Сила поэмы была в том, что, не ограничиваясь каким-либо статичным переживанием или коллизией, она демонстрировала именно судьбу

309

персонажа, проходившего через более или менее обязательную последовательность стадий — от первоначального «мира» и гармонических отношений с окружающими через столкновения и ссоры, через разочарование, вызванное чаще всего изменой друзей и возлюбленной, к наиболее резким формам конфликта, выражающимся иногда в преступлении, почти всегда в разрыве со средой, бегстве или изгнании. Это был живой, и притом наглядный итог романтической философии разорванности бытия — итог тем более доступный для массового читателя, что русская поэма, в отличие от байроновской, а также, если обратиться к более позднему периоду, в отличие от поэмы Лермонтова, довольно смело заземляла и персонажей, и конфликты. Она опрощала и одомашнивала мотивы и цели действия, доводя их подчас до мотивов семейного счастья и устройства родимого очага, как в «Чернеце» Козлова; но при этом сполна сохраняла их страстно-напряженное, романтическое переживание, сохраняла непримиримость, или, вернее, неразрешимость и трагизм ситуации, коль скоро этим «домашним» мотивам и целям не суждено было исполниться. Еще современник уловил, что, скажем, «Чернец» «нимало не походил на героев Байрона», поскольку последние отличаются «каким-то фатализмом» и, подобно древним титанам, выходят «из круга человечества»; однако это не мешает герою Козлова мучительно и остро переживать трагедию любви, ставшей «единственною потребностью жизни» (Новости литературы. 1825. Кн. 13. Авг.).

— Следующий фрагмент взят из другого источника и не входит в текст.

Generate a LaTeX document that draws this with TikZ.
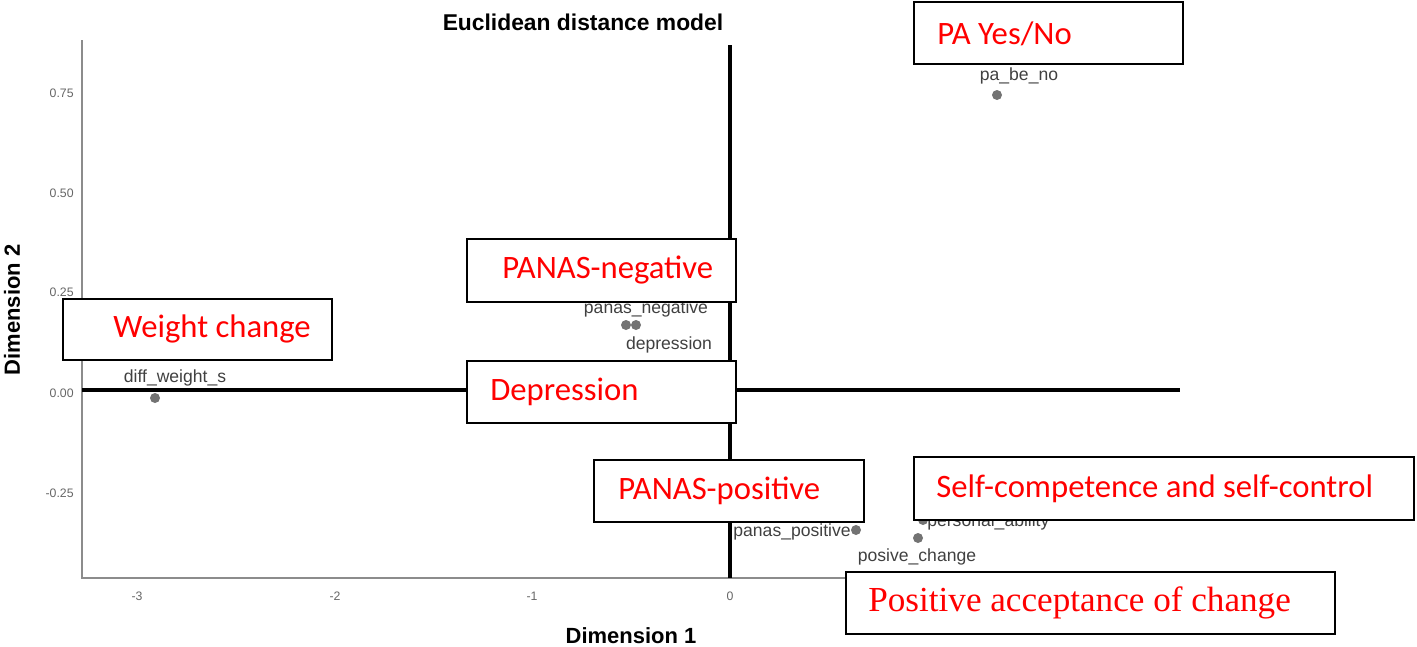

С не меньшим напряжением переживаются мотивы общественные, гражданские — жажда освобождения родного края, «дело чести и отчизны», как у Войнаровского. Но и будучи общественной, мотивировка, как правило, конкретизируется; месть строго целенаправленна — против «тиранов» и их приспешников, не расширяясь до мести всему человечеству. В конкретизации мотивов «мести», как и вообще всего комплекса душевных переживаний, при сохранении их страстной напряженности, неотменяемости и императивности цели, — одна из особенностей русского романтизма, по крайней мере до Лермонтова.

Достижением русского романтизма явился сам тип романтической поэмы, построенной на взаимодействии текстов различного характера, объема и стиля (в самом полном варианте, как, например, в «Войнаровском», на взаимодействии шести элементов: текстов эпиграфа, посвящения, предисловия, исторических справок, дающих жизнеописание одного или нескольких главных персонажей, основной части поэмы и примечаний). Разносоставностью текстов не только создавался союз эпоса и лирики, не только (как отмечалось выше) достигалось дублирование эпической судьбы персонажа авторской лиро-эпической линией, повторяющей, хотя и с некоторыми вариантами, тот же процесс отчуждения, но и вносилось диалогическое начало в характер обработки и интерпретации материала. Тексты спорили и дополняли друг друга: данные исторических справок опровергались собственно поэтическим изложением, что как бы демонстрировало расхождение между «поэзией» и «историей», утверждало свободу и могущество романтического вымысла (ср. заявления Вяземского в предисловии к «Бахчисарайскому фонтану»: «История не должна быть легковерна, поэзия напротив»). В то же время исторические и этнографические примечания, распространяя добытый художественный эффект на «жизнь», нейтрализовали замкнутость поэтической сферы. В рамках одного жанра создавалось довольно сложное взаимодействие значений и смыслов, что, кстати, противоречит распространенным представлениям об унылой однонаправленности и монологизме романтизма.